Where did you get this thing? RegrETSY?
He tells Dr Mom that Ben instructed him to bring it to a woman named Grace. Dr. Mom says she doesn’t know who that is.

Aaron says the fact that the power went OFF is scientifically crazy, so is the fact that no one can get it back on again. Unless, the power was turned off on purpose. Aaron says “What if we could get the power back on? What if you could see your kids again?” Ben told Aaron that Grace knows about the power. The whole even defied the laws of nature.
…and then we can get the kids together and put on a show!

Charlie and Miles, are crouched in the woods, and spy a chain gang. They look like the cast of survivor. They are pulling a helicopter.
Doesn’t someone have a AAA card? We can call for a tow?
Miles surmises – If Monroe thinks he can get the power going, imagine what he could do with one of those? He quickly sees Nora working on the chain gang.
The elusive Nora
The Random Chain Gang Dude in front of her collapses from exhaustion. She encourages him to stand up or they will kill him. 1/8th of a second later he is shot in the head. Jeez, what if he just had a cramp?!!?!?
Damn it! Do you know how hard it is to get brain-matter out of this tank top?
That evening while the Chain Gang are singing songs around the camp fire, Charlie makes a noise to distract the guard.
The guard goes to investigate and Miles swoops in and gets Nora.
oh. hi.
They run into the woods together. But Nora is not happy. She was on the chain gang in purpose, arrested on purpose because she is trying to steal the warden’s sniper rifle. A rifle is priceless on the black market. PLUS, Miles was supposed to stay away from Nora. Why… Restraining order? Crabs? Miles explains that he is there because of Charlie. Plus, Nora OWES Miles….Charlie wants to know what she owes him for. Miles says that Nora knows what she owes him for. But she still wants to get that rifle and she isn’t leaving without it.
The following morning, Nora is fashioning a gun out of a paperclip and an orange peel.
Hillbilly Glock
If you like it, spread it!:
8 Comments
Underwhelming. Gratuitous violence. Schmalzy scenes ,big reveals (oh my gosh Rachel is still alive!!!!!)
and and and and-Miles STARTED the Militia???? How embarrassing. Gratuitous sweat-Nora. Unbelievably clean clothes-little Charlie and the white wheels on her wagon, -no combs and way to many short haircuts and trimmed beards. Bring back Terra Nova,Jericho,and Jeremiah. Kill this turkey. Only Romney would pardon it
and then put it in the garage and give it an elevator.

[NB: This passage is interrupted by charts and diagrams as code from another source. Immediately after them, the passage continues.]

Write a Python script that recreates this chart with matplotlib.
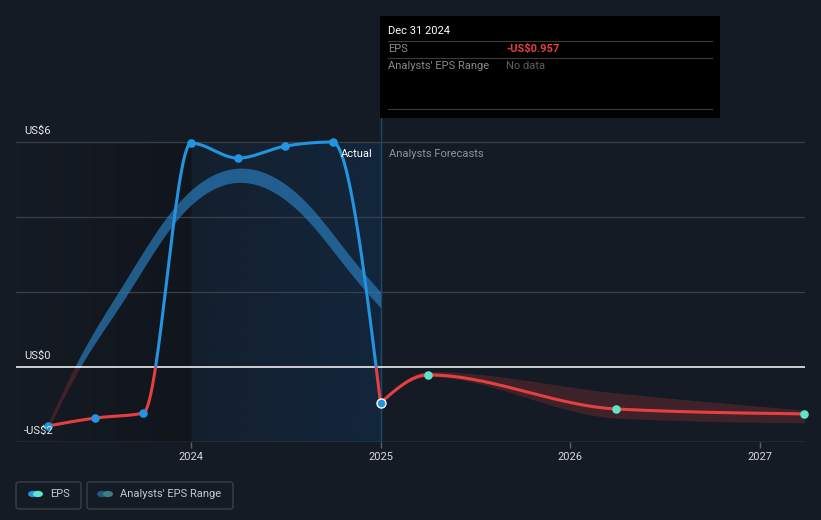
import numpy as np
import matplotlib
matplotlib.use("Agg")
import matplotlib.pyplot as plt
from matplotlib.patches import Rectangle, FancyBboxPatch, Circle

plt.rcParams['font.family'] = ['Roboto', 'DejaVu Sans']

# actual EPS (decimal year, US$)
actual_dates = [2023.247, 2023.496, 2023.748, 2024.0, 2024.247, 2024.496, 2024.748, 2025.0]
actual_eps = [-1.57, -1.36, -1.23, 5.97, 5.57, 5.89, 6.0, -0.957]

# analysts' past estimate range (thick arc)
past_range_dates = [2023.247, 2023.40, 2023.64, 2023.90, 2024.24, 2024.63, 2024.85, 2025.0]
past_range_low = [-1.66, -0.14, 1.75, 3.76, 4.92, 3.83, 2.45, 1.58]
past_range_high = [-1.48, 0.14, 2.19, 4.18, 5.30, 4.27, 2.89, 2.00]

# forecasts
fc_dates = [2025.0, 2025.25, 2026.245, 2027.237]
fc_eps = [-0.957, -0.21, -1.12, -1.25]
fc_low = [-0.957, -0.26, -1.36, -1.49]
fc_high = [-0.957, -0.12, -0.69, -1.15]

y_ticks = [6, 0, -2]
y_tick_labels = ["US$6", "US$0", "-US$2"]
x_ticks = [2024, 2025, 2026, 2027]

BG = '#151b24'
BLUE = '#2394df'
RED = '#e5403f'
TEAL = '#5fe3c9'
W, H = 821, 520


def monotone(x, y, n=80):
    x = np.asarray(x, float)
    y = np.asarray(y, float)
    h = np.diff(x)
    s = np.diff(y) / h
    m = np.zeros_like(y)
    for k in range(1, len(x) - 1):
        if s[k - 1] * s[k] <= 0:
            m[k] = 0
        else:
            p = (s[k - 1] * h[k] + s[k] * h[k - 1]) / (h[k - 1] + h[k])
            m[k] = (np.sign(s[k - 1]) + np.sign(s[k])) * min(abs(s[k - 1]), abs(s[k]), 0.5 * abs(p))
    m[0] = (3 * s[0] - m[1]) / 2 if len(x) > 2 else s[0]
    m[-1] = (3 * s[-1] - m[-2]) / 2 if len(x) > 2 else s[-1]
    xs, ys = [], []
    for k in range(len(x) - 1):
        t = np.linspace(0, 1, n)
        h00 = 2 * t**3 - 3 * t**2 + 1
        h10 = t**3 - 2 * t**2 + t
        h01 = -2 * t**3 + 3 * t**2
        h11 = t**3 - t**2
        xs.append(x[k] + t * h[k])
        ys.append(h00 * y[k] + h10 * h[k] * m[k] + h01 * y[k + 1] + h11 * h[k] * m[k + 1])
    return np.concatenate(xs), np.concatenate(ys)


def natural(x, y, n=400):
    # natural cubic spline
    x = np.asarray(x, float)
    y = np.asarray(y, float)
    N = len(x)
    h = np.diff(x)
    A = np.zeros((N, N))
    r = np.zeros(N)
    A[0, 0] = A[-1, -1] = 1
    for i in range(1, N - 1):
        A[i, i - 1] = h[i - 1]
        A[i, i] = 2 * (h[i - 1] + h[i])
        A[i, i + 1] = h[i]
        r[i] = 6 * ((y[i + 1] - y[i]) / h[i] - (y[i] - y[i - 1]) / h[i - 1])
    M = np.linalg.solve(A, r)
    xs = np.linspace(x[0], x[-1], n)
    k = np.clip(np.searchsorted(x, xs) - 1, 0, N - 2)
    a = x[k + 1] - xs
    b = xs - x[k]
    hk = h[k]
    ys = (M[k] * a**3 / (6 * hk) + M[k + 1] * b**3 / (6 * hk)
          + (y[k] / hk - M[k] * hk / 6) * a + (y[k + 1] / hk - M[k + 1] * hk / 6) * b)
    return xs, ys


fig = plt.figure(figsize=(W / 100, H / 100), dpi=100, facecolor=BG)
ax = fig.add_axes([16 / W, 78 / H, 789 / W, 427 / H])
ax.set_facecolor(BG)
x0, x1 = 2023.0765, 2027.24
y0, y1 = -2, 9.387

# shaded regions
g = np.linspace(0, 1, 400)
left = np.zeros((1, 400, 4))
left[..., 3] = 0.2 * g
ax.imshow(left, extent=[x0, 2024.0, -2, 6], aspect='auto', zorder=0.5, interpolation='bicubic')
mid = np.zeros((1, 400, 4))
mid[..., 0], mid[..., 1], mid[..., 2] = 16 / 255, 52 / 255, 90 / 255
mid[..., 3] = 0.18 + 0.27 * g
ax.imshow(mid, extent=[2024.0, 2025.0, -2, 6], aspect='auto', zorder=0.5, interpolation='bicubic')

# grid
for yv in [6, 4, 2]:
    ax.axhline(yv, color='#3a404a', lw=0.9, zorder=1)
ax.axhline(0, color='white', lw=1.1, zorder=3)
ax.axhline(-2, color='#5a606a', lw=1.0, zorder=3)
ax.plot([2025.0, 2025.0], [-2, (442 - 118) / 37.5 - 2], color='#1d4868', lw=1.0, zorder=1.5)

above = Rectangle((x0 - 1, 0), 10, 50, transform=ax.transData)
below = Rectangle((x0 - 1, -50), 10, 50, transform=ax.transData)

# past range arc
bx, bl = natural(past_range_dates, past_range_low)
_, bh = natural(past_range_dates, past_range_high)
f1 = ax.fill_between(bx, bl, bh, color='#2a7dbd', alpha=0.68, lw=0, zorder=2)
f1.set_clip_path(above)
f2 = ax.fill_between(bx, bl, bh, color='#e5403f', alpha=0.22, lw=0, zorder=2)
f2.set_clip_path(below)

# forecast range
fx, fl = monotone(fc_dates, fc_low)
_, fh = monotone(fc_dates, fc_high)
ax.fill_between(fx, fl, fh, color='#e5403f', alpha=0.2, lw=0, zorder=2)

# EPS lines
lx, ly = monotone(actual_dates, actual_eps)
la, = ax.plot(lx, ly, color=BLUE, lw=2.2, zorder=4, solid_capstyle='round')
la.set_clip_path(above)
lb, = ax.plot(lx, ly, color=RED, lw=2.2, zorder=4, solid_capstyle='round')
lb.set_clip_path(below)
fxl, fyl = monotone(fc_dates, fc_eps)
ax.plot(fxl, fyl, color=RED, lw=2.2, zorder=4, solid_capstyle='round')

ax.scatter(actual_dates[:-1], actual_eps[:-1], s=38, color=BLUE, zorder=5, lw=0)
ax.scatter(actual_dates[-1:], actual_eps[-1:], s=42, color=BLUE, edgecolor='white', lw=1.0, zorder=6)
ax.scatter(fc_dates[1:], fc_eps[1:], s=38, color=TEAL, zorder=5, lw=0, clip_on=False)

ax.set_xlim(x0, x1)
ax.set_ylim(y0, y1)
for s in ax.spines.values():
    s.set_visible(False)
ax.set_yticks([])
ax.set_xticks(x_ticks)
ax.set_xticklabels([str(t) for t in x_ticks])
ax.tick_params(axis='x', colors='#5a606a', length=4, width=1, labelcolor='#d6d9de', labelsize=8, pad=3)

for yv, lab in zip(y_ticks, y_tick_labels):
    ax.text(x0 + 8 / 189.5, yv + 0.16, lab, color='#e8eaed', fontsize=8, va='bottom', ha='left', zorder=6)

ax.text(2025.0 - 8 / 189.5, 6 - 12 / 37.5, "Actual", color='white', fontsize=8, ha='right', va='center', zorder=6)
ax.text(2025.0 + 8 / 189.5, 6 - 12 / 37.5, "Analysts Forecasts", color='#8e949c', fontsize=8, ha='left', va='center', zorder=6)


def fx_(px):
    return px / W


def fy_(py):
    return 1 - py / H


# tooltip
fig.add_artist(Rectangle((fx_(380), fy_(118)), 340 / W, 102 / H, transform=fig.transFigure,
                         facecolor='black', edgecolor='none', zorder=10))
for yy in [41, 58, 109]:
    fig.add_artist(plt.Line2D([fx_(388), fx_(712)], [fy_(yy), fy_(yy)], transform=fig.transFigure,
                              color='#3c3c3c', lw=0.8, zorder=11))
fig.text(fx_(388), fy_(31), "Dec 31 2024", color='white', fontsize=8, va='center', zorder=12)
fig.text(fx_(388), fy_(49), "EPS", color='#8a8a8a', fontsize=8, va='center', zorder=12)
fig.text(fx_(506), fy_(49), "-US$0.957", color='#e5403f', fontsize=8, va='center', fontweight='bold', zorder=12)
fig.text(fx_(388), fy_(66), "Analysts' EPS Range", color='#8a8a8a', fontsize=8, va='center', zorder=12)
fig.text(fx_(506), fy_(66), "No data", color='#5e5e5e', fontsize=8, va='center', zorder=12)

# legend
for bx0, bx1 in [(16, 81), (87, 233)]:
    fig.add_artist(FancyBboxPatch((fx_(bx0), fy_(509)), (bx1 - bx0) / W, 27 / H, transform=fig.transFigure,
                                  boxstyle='round,pad=0,rounding_size=0.004', facecolor='none',
                                  edgecolor='#3d434d', lw=0.9))


def dot(px, py, color):
    fig.add_artist(Circle((fx_(px), fy_(py)), 5 / W, transform=fig.transFigure, facecolor=color,
                          edgecolor='none'))


dot(33, 494, BLUE)
dot(38, 494, TEAL)
dot(102, 494, '#1e5a8a')
dot(108, 494, '#3c7f7d')
fig.text(fx_(50), fy_(494), "EPS", color='#c4c8ce', fontsize=8, va='center')
fig.text(fx_(120), fy_(494), "Analysts' EPS Range", color='#c4c8ce', fontsize=8, va='center')

fig.savefig('out.png', dpi=100, facecolor=BG)
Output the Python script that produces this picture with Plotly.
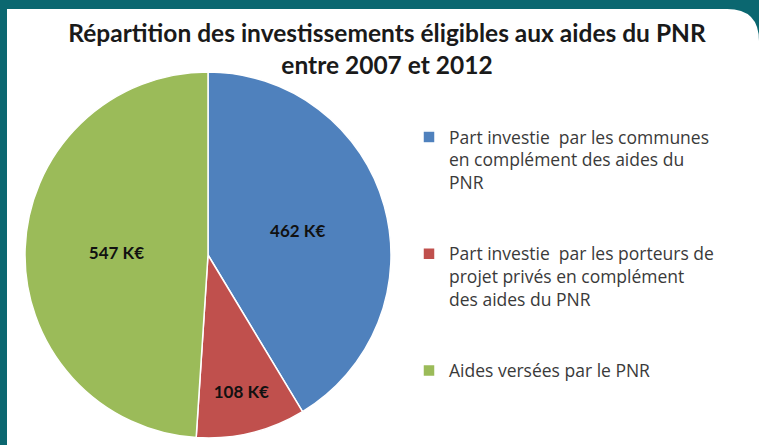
import plotly.graph_objects as go

W, H = 759, 445

categories = [
    "Part investie  par les communes<br>en complément des aides du<br>PNR<br> <br> ",
    "Part investie  par les porteurs de<br>projet privés en complément<br>des aides du PNR<br> <br> ",
    "Aides versées par le PNR",
]
values = [462, 108, 547]
labels = ["%d K€" % v for v in values]
colors = ["#4f81bd", "#c0504d", "#9bbb59"]

TEAL = "#0b6770"


def px_x(x):
    return x / W


def px_y(y):
    return 1 - y / H


fig = go.Figure()
fig.add_trace(go.Pie(
    labels=categories, values=values, text=labels,
    textinfo="text", textposition="inside", insidetextorientation="horizontal",
    textfont=dict(family="Lato", size=17, color="#111111", weight="bold"),
    sort=False, direction="clockwise", rotation=0,
    marker=dict(colors=colors, line=dict(color="white", width=1.5)),
    domain=dict(x=[px_x(25), px_x(391)], y=[px_y(438), px_y(72)]),
    hoverinfo="label+value",
))

# white card on the teal background, rounded top-right corner
card = "M %f,%f L %f,%f L %f,%f Q %f,%f %f,%f L %f,%f Z" % (
    px_x(7), px_y(445), px_x(7), px_y(9), px_x(727), px_y(9),
    px_x(759), px_y(9), px_x(759), px_y(41), px_x(759), px_y(445))
fig.add_shape(type="path", path=card, xref="paper", yref="paper",
              fillcolor="white", line=dict(width=0), layer="below")

fig.update_layout(
    width=W, height=H,
    margin=dict(l=0, r=0, t=0, b=0),
    paper_bgcolor=TEAL, plot_bgcolor="white",
    title=dict(text="Répartition des investissements éligibles aux aides du PNR<br>entre 2007 et 2012",
               x=px_x(387), xanchor="center", y=px_y(42), yanchor="top",
               font=dict(family="Lato", size=24.5, color="#1a1a1a", weight="bold")),
    legend=dict(x=px_x(409), xanchor="left", y=px_y(119), yanchor="top",
                font=dict(family="Open Sans", size=17.5, color="#3a3a3a"),
                valign="top", bgcolor="rgba(0,0,0,0)", itemwidth=30),
    showlegend=True,
)

# the page body has an 8px default margin; drop it so the figure fills the window
fig.write_html("out.html", config={"displayModeBar": False},
               post_script="document.body.style.margin='0';")
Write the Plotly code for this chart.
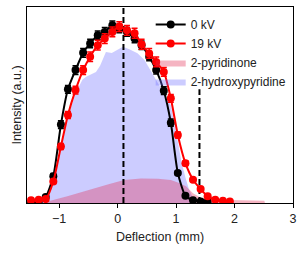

Gar Bage. Killer outfits on the militia. China must still have the lights on.
“I’ve got to return some videotapes”
Is my favorite line from American Psycho!
So yeah, this series is starting to play out like a Saturday morning kids show or something. First the Twilight Dad, then The Hunger Games similarities, then all the Lost people showing up (even Jacob, sheesh).
Also, now we know Ponyboy didn’t stay golden *sad horns*. Whoever wrote this crappy show has probably already cashed his check and is on an extended vacation.
And to think I had such high hopes. Aside from the schmaltzy dialogue, I’m already lost, which is likely no coincidence. Feels as if they are simply trying to capitalize on Lost fame, but lack believability, logic, continuity, likable characters and …. um…. perhaps adult writers
PONY-BOY!!!! Can’t help but see his face and think of two things…Dallas Winston *swoon* and a severed finger in a plate of fries.
Aha! Exactly! It’s like the 2012 remake of H.R. Puffnstuff! Thanks Mmama Llama!
“H.R. Puffnstuff”
Or maybe Land of the Lost.. haha!
This is what I’m hoping for, when they film the second half of the season(if it makes it) they will either get a new writer or simply fix whats wrong(and damn there is a lot wrong). The premise behind the show is beyond awesome and I’m a ‘post-Apocalypse’-type show lover(first word I thought of was whore then realized I’m not 20).
Maybe just maybe Charley is the illegitimate daughter of Charlie and he’ll show up to take her to the Island. I don’t think Matthew Fox has a gig on 666 park Ave, Hawaii 5 – 0 or the next bad horror film JJ directs.